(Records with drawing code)
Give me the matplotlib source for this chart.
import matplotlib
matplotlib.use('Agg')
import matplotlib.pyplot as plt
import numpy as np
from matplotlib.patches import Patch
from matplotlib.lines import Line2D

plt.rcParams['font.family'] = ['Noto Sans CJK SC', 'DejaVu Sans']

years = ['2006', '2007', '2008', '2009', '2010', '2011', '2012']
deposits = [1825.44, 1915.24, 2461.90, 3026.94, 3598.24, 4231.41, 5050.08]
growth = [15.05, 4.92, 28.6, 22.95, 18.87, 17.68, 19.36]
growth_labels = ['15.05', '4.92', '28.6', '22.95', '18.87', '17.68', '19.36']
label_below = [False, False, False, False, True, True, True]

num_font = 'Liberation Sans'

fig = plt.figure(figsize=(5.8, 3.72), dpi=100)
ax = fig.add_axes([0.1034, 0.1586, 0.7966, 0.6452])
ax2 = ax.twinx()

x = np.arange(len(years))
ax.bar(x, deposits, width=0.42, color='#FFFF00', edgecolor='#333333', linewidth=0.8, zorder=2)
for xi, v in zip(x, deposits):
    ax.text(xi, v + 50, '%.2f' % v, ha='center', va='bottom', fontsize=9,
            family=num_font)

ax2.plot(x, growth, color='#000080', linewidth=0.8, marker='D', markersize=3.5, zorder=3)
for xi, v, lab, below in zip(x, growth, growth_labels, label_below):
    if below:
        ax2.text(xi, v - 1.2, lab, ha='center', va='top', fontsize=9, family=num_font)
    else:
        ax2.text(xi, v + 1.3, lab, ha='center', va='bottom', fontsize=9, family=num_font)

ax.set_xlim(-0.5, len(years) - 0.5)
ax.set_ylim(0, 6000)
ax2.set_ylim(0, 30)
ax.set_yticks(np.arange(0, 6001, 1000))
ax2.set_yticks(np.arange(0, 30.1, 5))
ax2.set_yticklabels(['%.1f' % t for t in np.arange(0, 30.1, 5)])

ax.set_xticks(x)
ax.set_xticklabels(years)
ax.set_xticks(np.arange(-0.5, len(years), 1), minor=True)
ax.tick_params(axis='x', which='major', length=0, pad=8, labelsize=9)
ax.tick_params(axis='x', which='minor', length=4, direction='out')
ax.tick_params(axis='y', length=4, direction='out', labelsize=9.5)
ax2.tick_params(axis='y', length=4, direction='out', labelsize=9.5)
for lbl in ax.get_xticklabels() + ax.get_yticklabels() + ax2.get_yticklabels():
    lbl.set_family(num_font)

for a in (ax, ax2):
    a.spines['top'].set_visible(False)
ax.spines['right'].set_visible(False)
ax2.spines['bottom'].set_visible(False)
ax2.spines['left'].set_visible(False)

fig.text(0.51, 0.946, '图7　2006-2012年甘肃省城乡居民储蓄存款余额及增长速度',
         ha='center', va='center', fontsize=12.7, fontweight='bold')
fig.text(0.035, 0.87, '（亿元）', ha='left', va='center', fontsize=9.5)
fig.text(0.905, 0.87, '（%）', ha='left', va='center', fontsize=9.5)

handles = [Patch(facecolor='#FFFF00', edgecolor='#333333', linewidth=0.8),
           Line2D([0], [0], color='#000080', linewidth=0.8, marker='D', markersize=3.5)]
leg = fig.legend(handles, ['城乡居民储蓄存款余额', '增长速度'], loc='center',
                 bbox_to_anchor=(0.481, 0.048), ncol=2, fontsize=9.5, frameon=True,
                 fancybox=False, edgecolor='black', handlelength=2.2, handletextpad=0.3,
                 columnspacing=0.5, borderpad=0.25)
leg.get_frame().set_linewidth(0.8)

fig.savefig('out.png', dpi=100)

* * *

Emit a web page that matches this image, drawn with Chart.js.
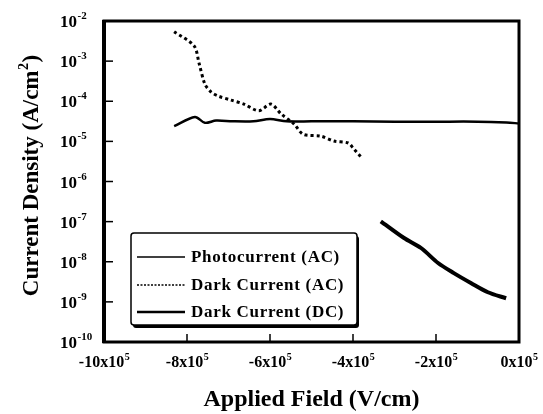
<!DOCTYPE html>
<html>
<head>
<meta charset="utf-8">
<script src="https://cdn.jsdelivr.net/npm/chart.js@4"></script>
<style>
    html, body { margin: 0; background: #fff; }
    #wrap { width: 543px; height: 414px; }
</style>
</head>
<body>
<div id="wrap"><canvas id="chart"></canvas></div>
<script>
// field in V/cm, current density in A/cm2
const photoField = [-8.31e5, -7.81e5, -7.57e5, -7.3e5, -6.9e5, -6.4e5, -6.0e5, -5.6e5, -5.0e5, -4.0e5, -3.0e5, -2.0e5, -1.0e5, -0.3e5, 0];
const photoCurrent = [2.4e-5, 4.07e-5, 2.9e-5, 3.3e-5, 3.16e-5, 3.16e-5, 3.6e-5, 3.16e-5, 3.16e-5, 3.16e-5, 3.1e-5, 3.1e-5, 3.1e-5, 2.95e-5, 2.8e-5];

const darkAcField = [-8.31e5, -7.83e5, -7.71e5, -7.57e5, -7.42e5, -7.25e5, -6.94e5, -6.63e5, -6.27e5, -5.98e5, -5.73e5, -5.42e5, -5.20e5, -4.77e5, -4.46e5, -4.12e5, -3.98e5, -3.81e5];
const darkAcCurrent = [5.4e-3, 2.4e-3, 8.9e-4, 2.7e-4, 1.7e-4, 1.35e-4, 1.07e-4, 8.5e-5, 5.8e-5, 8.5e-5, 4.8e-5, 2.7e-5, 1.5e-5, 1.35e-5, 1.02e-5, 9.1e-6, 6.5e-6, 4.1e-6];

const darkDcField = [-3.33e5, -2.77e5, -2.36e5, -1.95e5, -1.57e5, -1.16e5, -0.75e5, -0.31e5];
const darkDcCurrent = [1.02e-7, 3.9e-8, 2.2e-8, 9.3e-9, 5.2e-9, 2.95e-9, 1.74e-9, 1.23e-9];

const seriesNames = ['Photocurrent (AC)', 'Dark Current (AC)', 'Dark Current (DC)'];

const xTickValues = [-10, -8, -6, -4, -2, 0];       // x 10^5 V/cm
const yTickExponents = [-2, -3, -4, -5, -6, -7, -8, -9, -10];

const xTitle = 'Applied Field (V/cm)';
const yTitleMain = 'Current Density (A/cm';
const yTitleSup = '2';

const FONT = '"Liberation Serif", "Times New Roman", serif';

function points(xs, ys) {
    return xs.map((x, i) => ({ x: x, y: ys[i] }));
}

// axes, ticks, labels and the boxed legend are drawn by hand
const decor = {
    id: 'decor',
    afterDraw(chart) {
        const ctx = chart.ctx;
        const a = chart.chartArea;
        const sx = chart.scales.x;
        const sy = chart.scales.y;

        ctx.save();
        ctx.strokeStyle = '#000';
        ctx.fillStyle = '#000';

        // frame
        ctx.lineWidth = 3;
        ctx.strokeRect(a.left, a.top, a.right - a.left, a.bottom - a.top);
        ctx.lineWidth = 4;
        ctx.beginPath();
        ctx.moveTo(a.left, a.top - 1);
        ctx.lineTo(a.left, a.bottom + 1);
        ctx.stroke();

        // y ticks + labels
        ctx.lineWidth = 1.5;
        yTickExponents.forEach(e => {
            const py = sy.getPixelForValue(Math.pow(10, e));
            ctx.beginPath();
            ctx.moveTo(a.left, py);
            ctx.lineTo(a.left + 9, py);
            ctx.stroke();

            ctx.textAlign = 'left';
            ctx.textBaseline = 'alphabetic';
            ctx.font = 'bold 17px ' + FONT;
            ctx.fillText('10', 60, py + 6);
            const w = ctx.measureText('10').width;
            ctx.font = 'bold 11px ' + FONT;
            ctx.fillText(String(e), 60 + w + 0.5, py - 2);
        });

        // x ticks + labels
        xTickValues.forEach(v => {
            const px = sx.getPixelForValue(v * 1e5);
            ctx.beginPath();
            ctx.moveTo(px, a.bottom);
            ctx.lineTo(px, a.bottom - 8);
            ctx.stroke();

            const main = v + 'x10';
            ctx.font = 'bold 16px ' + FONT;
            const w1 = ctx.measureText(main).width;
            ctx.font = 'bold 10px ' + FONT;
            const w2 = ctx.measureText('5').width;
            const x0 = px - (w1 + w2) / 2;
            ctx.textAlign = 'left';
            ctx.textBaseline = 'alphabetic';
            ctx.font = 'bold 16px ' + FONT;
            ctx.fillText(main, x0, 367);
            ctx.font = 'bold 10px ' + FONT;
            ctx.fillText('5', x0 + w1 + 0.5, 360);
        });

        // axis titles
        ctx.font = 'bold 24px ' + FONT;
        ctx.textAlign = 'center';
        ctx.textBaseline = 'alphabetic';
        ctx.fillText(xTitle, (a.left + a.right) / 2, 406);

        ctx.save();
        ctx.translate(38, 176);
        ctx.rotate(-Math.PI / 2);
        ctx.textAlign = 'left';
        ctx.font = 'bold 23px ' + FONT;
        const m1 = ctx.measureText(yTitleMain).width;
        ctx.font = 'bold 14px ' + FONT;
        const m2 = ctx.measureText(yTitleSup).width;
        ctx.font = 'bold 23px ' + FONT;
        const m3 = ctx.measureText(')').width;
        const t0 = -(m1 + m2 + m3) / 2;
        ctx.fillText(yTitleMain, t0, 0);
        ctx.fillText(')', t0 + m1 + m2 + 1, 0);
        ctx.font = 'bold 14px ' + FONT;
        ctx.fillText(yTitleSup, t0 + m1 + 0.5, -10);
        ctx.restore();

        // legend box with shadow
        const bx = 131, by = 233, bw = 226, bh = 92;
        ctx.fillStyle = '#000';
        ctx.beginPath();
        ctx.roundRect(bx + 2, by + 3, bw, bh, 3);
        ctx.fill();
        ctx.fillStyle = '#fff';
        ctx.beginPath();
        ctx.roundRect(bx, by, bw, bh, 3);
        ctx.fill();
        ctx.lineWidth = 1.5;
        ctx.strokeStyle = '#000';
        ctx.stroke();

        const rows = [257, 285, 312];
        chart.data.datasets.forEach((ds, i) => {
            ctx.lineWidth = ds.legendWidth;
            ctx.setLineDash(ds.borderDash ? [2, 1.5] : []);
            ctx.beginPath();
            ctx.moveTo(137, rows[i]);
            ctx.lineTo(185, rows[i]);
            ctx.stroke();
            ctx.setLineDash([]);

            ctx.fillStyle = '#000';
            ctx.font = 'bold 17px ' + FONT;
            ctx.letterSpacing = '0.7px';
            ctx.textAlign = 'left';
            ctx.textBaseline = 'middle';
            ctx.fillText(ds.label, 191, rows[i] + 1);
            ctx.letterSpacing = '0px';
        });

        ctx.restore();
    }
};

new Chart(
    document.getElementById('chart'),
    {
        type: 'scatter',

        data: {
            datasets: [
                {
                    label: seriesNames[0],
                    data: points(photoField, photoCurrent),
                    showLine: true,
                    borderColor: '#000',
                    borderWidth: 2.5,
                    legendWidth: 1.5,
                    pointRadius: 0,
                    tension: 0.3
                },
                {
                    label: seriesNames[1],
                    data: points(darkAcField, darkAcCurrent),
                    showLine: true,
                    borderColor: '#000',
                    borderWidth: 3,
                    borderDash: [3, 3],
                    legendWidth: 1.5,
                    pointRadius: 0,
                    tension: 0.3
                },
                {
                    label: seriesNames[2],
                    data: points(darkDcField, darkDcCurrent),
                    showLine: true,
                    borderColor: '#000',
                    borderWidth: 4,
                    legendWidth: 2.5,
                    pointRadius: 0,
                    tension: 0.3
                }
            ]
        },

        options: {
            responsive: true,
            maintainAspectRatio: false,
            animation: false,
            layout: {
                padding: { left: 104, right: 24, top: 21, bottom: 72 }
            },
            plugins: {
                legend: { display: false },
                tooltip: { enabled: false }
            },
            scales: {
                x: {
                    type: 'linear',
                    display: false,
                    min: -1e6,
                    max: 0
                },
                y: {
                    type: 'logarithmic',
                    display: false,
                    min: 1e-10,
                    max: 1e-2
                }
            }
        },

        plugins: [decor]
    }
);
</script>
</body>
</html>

...

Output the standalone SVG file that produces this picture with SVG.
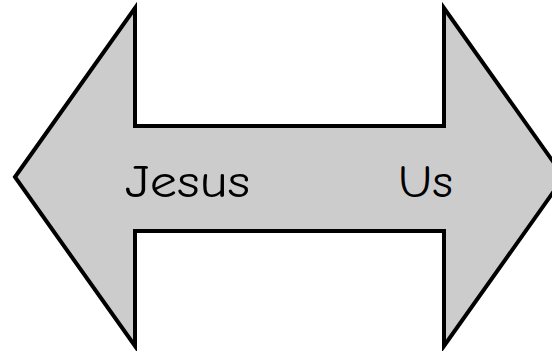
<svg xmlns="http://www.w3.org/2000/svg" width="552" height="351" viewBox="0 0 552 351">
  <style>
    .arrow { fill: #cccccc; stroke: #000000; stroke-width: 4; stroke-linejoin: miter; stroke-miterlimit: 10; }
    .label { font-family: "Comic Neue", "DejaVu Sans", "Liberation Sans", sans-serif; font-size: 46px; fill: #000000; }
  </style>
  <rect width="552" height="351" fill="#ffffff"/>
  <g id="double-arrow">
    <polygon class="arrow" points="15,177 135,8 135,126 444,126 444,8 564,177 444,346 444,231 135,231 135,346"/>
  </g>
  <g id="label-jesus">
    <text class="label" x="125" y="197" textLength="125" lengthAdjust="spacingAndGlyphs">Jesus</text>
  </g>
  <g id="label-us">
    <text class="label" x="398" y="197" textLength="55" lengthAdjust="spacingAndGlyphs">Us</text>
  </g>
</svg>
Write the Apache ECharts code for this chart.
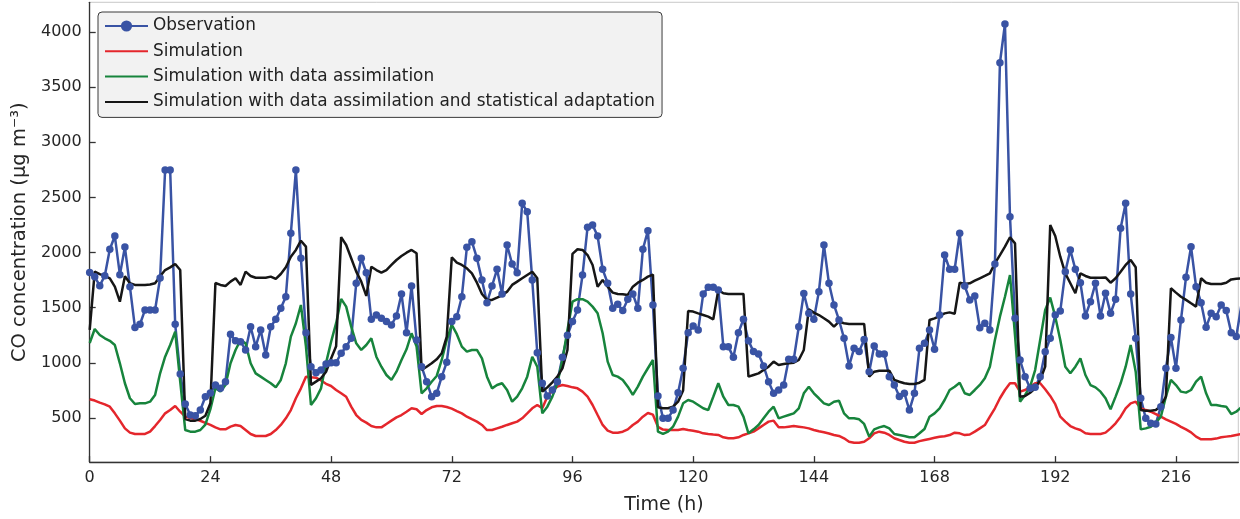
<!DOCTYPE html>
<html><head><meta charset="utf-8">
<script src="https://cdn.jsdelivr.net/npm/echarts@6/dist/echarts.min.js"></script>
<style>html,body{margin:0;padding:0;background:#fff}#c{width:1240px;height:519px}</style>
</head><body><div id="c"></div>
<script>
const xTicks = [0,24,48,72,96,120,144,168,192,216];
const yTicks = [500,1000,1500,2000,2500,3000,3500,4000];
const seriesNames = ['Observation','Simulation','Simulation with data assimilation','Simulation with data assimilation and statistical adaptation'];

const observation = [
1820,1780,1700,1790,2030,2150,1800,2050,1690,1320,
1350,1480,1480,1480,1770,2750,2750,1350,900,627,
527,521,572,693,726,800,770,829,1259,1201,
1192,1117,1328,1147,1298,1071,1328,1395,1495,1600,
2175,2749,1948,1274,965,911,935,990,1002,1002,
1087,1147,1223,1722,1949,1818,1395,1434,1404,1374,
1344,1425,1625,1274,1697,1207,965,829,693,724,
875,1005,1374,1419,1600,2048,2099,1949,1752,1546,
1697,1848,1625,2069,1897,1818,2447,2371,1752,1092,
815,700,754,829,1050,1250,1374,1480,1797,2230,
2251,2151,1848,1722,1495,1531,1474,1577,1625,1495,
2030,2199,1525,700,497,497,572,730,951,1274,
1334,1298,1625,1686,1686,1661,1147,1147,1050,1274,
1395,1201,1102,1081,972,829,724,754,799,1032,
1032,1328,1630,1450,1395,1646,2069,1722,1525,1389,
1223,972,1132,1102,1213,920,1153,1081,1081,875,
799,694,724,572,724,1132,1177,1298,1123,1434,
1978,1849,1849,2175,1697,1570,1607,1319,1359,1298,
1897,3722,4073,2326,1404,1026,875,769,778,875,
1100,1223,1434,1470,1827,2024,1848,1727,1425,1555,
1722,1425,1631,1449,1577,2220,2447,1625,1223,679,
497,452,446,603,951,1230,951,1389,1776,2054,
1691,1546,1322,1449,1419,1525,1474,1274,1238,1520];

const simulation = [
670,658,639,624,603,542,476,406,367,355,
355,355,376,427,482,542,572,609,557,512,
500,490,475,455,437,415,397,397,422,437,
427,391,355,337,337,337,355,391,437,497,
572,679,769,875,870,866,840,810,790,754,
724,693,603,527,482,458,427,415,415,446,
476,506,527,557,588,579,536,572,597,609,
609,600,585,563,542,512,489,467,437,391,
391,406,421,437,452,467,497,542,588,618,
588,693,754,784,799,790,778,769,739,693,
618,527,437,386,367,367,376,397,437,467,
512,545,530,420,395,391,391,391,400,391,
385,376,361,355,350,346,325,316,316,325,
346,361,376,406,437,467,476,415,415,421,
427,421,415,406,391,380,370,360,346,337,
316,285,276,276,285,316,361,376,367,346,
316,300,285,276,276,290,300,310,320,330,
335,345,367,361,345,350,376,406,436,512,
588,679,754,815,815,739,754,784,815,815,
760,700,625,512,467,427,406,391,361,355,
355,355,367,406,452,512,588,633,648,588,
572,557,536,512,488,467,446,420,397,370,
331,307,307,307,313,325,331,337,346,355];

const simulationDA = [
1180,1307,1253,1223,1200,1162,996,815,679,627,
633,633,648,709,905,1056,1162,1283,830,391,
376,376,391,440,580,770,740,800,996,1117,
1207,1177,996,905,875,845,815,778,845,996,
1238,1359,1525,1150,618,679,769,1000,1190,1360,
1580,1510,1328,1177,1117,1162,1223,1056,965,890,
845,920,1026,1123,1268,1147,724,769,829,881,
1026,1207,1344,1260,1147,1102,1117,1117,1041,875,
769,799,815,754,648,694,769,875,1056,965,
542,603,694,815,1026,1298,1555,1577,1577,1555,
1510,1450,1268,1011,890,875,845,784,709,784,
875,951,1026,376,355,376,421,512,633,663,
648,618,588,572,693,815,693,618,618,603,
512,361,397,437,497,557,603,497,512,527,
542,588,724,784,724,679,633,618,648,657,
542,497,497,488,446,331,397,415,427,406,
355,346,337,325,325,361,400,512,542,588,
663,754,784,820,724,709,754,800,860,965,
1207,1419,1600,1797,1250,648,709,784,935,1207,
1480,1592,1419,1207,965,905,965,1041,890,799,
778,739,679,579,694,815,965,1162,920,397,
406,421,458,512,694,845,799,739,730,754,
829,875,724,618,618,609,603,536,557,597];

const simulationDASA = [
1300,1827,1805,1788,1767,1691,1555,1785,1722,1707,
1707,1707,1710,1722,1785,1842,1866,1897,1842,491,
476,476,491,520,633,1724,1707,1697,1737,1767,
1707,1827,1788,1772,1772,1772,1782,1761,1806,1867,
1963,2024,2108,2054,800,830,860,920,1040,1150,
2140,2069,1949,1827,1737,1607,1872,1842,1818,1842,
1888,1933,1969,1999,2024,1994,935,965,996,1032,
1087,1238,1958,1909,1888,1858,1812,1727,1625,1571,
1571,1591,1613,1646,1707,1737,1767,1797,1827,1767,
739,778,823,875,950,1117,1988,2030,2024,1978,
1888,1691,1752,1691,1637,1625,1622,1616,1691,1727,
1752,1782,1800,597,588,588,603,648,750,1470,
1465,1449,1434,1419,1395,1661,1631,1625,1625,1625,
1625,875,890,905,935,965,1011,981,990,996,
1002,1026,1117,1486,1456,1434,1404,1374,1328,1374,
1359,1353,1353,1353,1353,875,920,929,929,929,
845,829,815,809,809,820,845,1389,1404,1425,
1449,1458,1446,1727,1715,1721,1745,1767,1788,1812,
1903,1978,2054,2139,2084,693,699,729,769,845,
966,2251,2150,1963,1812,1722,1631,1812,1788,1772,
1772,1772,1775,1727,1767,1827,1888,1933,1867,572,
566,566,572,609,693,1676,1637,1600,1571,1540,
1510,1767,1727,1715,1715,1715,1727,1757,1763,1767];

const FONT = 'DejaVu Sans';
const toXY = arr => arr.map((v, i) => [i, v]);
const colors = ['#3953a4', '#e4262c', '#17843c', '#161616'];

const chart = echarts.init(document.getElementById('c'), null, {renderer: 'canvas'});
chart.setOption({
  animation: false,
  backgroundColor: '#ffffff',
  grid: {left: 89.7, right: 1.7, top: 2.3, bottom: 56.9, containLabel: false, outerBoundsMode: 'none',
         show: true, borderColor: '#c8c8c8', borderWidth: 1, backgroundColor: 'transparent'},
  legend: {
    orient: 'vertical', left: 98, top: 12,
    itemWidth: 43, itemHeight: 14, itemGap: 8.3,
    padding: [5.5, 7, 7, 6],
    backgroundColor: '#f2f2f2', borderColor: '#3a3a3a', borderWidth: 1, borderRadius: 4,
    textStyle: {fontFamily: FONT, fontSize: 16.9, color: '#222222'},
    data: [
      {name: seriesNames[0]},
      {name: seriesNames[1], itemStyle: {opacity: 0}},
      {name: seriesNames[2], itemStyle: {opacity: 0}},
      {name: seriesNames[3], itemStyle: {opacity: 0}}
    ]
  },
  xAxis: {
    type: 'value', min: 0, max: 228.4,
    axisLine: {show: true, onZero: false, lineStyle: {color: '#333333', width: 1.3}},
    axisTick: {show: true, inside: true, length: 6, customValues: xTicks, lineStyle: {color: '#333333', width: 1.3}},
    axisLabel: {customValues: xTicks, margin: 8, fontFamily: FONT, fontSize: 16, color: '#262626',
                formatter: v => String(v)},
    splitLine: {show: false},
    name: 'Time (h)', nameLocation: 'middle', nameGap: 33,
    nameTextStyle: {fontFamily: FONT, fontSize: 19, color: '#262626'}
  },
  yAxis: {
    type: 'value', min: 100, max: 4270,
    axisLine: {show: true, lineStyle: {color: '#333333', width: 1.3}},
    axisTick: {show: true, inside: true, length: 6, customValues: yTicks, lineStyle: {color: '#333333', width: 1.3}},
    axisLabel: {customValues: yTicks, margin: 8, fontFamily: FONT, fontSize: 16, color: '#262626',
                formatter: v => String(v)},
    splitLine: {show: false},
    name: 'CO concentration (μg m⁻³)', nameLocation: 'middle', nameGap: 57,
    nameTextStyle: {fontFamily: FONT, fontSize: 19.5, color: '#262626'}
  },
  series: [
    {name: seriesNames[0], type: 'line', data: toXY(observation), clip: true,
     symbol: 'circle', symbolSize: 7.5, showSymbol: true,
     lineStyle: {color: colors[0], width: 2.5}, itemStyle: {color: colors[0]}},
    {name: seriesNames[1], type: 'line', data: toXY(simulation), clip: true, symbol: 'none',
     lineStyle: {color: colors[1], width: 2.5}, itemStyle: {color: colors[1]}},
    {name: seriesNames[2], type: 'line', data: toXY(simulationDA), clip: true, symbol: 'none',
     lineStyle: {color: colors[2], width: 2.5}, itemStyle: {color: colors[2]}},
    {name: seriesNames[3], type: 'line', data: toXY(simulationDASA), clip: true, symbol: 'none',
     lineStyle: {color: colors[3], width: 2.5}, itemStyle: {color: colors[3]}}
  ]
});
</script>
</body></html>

▶ _Given instruction_
Of the entries listed above, reproduce only the lines starting at the line containing "Give me the matplotlib source for this chart." and ending at the line containing "plt.rcParams['font.family'] = ['Noto". Include both, exactly as they stand.

▶ _Exercise response_
Give me the matplotlib source for this chart.
import matplotlib
matplotlib.use('Agg')
import matplotlib.pyplot as plt
import numpy as np
from matplotlib.patches import Patch
from matplotlib.lines import Line2D

plt.rcParams['font.family'] = ['Noto Sans CJK SC', 'DejaVu Sans']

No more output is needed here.